* Begin *
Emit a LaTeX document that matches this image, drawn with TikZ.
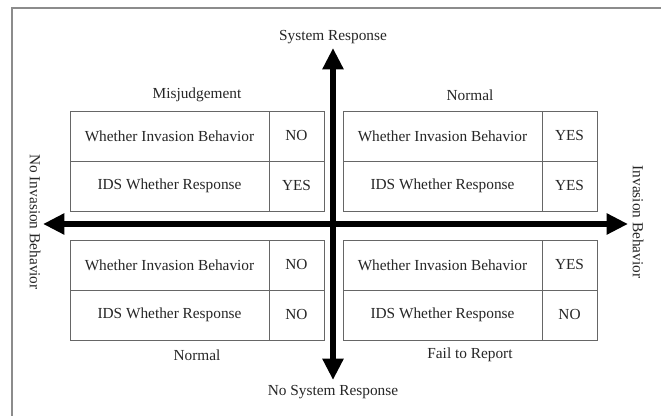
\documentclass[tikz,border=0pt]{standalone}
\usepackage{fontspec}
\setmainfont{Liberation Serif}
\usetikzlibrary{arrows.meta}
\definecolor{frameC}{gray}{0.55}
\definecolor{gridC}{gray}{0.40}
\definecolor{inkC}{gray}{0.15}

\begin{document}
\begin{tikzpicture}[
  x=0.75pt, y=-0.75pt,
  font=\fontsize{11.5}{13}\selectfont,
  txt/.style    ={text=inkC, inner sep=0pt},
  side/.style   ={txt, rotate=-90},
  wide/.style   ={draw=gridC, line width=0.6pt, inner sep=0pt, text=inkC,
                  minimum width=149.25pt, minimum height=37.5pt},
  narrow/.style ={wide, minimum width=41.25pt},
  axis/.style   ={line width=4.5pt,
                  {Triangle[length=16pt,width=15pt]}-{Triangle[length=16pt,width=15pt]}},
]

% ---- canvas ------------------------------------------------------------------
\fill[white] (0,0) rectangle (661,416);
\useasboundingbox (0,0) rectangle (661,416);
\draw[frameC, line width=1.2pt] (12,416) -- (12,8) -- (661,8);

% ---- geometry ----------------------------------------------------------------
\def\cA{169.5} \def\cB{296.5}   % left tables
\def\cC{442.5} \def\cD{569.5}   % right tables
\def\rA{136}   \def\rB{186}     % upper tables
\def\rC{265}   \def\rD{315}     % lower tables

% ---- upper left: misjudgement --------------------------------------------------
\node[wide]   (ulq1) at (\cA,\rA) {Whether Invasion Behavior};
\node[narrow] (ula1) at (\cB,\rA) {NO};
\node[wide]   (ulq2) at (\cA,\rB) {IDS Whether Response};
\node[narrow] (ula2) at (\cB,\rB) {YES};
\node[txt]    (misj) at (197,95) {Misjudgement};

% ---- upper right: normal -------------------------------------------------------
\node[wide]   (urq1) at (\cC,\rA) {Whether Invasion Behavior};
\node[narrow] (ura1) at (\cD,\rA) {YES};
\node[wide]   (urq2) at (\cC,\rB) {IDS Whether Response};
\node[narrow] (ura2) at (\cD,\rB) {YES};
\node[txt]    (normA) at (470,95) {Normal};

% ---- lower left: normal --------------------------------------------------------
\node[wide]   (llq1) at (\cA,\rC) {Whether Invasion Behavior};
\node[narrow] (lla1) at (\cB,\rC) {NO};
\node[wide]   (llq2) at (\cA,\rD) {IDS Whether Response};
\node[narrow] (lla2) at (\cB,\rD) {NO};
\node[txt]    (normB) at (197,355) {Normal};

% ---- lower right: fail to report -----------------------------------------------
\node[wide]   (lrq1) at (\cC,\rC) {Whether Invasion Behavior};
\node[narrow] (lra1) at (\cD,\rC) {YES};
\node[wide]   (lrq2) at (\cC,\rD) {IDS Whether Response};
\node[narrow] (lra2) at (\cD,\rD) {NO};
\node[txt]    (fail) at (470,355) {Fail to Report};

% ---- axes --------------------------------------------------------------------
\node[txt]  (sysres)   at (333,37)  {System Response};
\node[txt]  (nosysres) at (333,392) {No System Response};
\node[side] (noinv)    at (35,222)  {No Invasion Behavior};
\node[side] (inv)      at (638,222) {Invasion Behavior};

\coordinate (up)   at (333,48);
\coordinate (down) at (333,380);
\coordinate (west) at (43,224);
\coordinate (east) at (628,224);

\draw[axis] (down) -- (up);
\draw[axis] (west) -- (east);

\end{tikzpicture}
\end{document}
* End *
Images should not appear in the copy; retype the listing above exactly.

▶ [FULL ANSWER]
Emit a LaTeX document that matches this image, drawn with TikZ.
\documentclass[tikz,border=0pt]{standalone}
\usepackage{fontspec}
\setmainfont{Liberation Serif}
\usetikzlibrary{arrows.meta}
\definecolor{frameC}{gray}{0.55}
\definecolor{gridC}{gray}{0.40}
\definecolor{inkC}{gray}{0.15}

\begin{document}
\begin{tikzpicture}[
  x=0.75pt, y=-0.75pt,
  font=\fontsize{11.5}{13}\selectfont,
  txt/.style    ={text=inkC, inner sep=0pt},
  side/.style   ={txt, rotate=-90},
  wide/.style   ={draw=gridC, line width=0.6pt, inner sep=0pt, text=inkC,
                  minimum width=149.25pt, minimum height=37.5pt},
  narrow/.style ={wide, minimum width=41.25pt},
  axis/.style   ={line width=4.5pt,
                  {Triangle[length=16pt,width=15pt]}-{Triangle[length=16pt,width=15pt]}},
]

% ---- canvas ------------------------------------------------------------------
\fill[white] (0,0) rectangle (661,416);
\useasboundingbox (0,0) rectangle (661,416);
\draw[frameC, line width=1.2pt] (12,416) -- (12,8) -- (661,8);

% ---- geometry ----------------------------------------------------------------
\def\cA{169.5} \def\cB{296.5}   % left tables
\def\cC{442.5} \def\cD{569.5}   % right tables
\def\rA{136}   \def\rB{186}     % upper tables
\def\rC{265}   \def\rD{315}     % lower tables

% ---- upper left: misjudgement --------------------------------------------------
\node[wide]   (ulq1) at (\cA,\rA) {Whether Invasion Behavior};
\node[narrow] (ula1) at (\cB,\rA) {NO};
\node[wide]   (ulq2) at (\cA,\rB) {IDS Whether Response};
\node[narrow] (ula2) at (\cB,\rB) {YES};
\node[txt]    (misj) at (197,95) {Misjudgement};

% ---- upper right: normal -------------------------------------------------------
\node[wide]   (urq1) at (\cC,\rA) {Whether Invasion Behavior};
\node[narrow] (ura1) at (\cD,\rA) {YES};
\node[wide]   (urq2) at (\cC,\rB) {IDS Whether Response};
\node[narrow] (ura2) at (\cD,\rB) {YES};
\node[txt]    (normA) at (470,95) {Normal};

% ---- lower left: normal --------------------------------------------------------
\node[wide]   (llq1) at (\cA,\rC) {Whether Invasion Behavior};
\node[narrow] (lla1) at (\cB,\rC) {NO};
\node[wide]   (llq2) at (\cA,\rD) {IDS Whether Response};
\node[narrow] (lla2) at (\cB,\rD) {NO};
\node[txt]    (normB) at (197,355) {Normal};

% ---- lower right: fail to report -----------------------------------------------
\node[wide]   (lrq1) at (\cC,\rC) {Whether Invasion Behavior};
\node[narrow] (lra1) at (\cD,\rC) {YES};
\node[wide]   (lrq2) at (\cC,\rD) {IDS Whether Response};
\node[narrow] (lra2) at (\cD,\rD) {NO};
\node[txt]    (fail) at (470,355) {Fail to Report};

% ---- axes --------------------------------------------------------------------
\node[txt]  (sysres)   at (333,37)  {System Response};
\node[txt]  (nosysres) at (333,392) {No System Response};
\node[side] (noinv)    at (35,222)  {No Invasion Behavior};
\node[side] (inv)      at (638,222) {Invasion Behavior};

\coordinate (up)   at (333,48);
\coordinate (down) at (333,380);
\coordinate (west) at (43,224);
\coordinate (east) at (628,224);

\draw[axis] (down) -- (up);
\draw[axis] (west) -- (east);

\end{tikzpicture}
\end{document}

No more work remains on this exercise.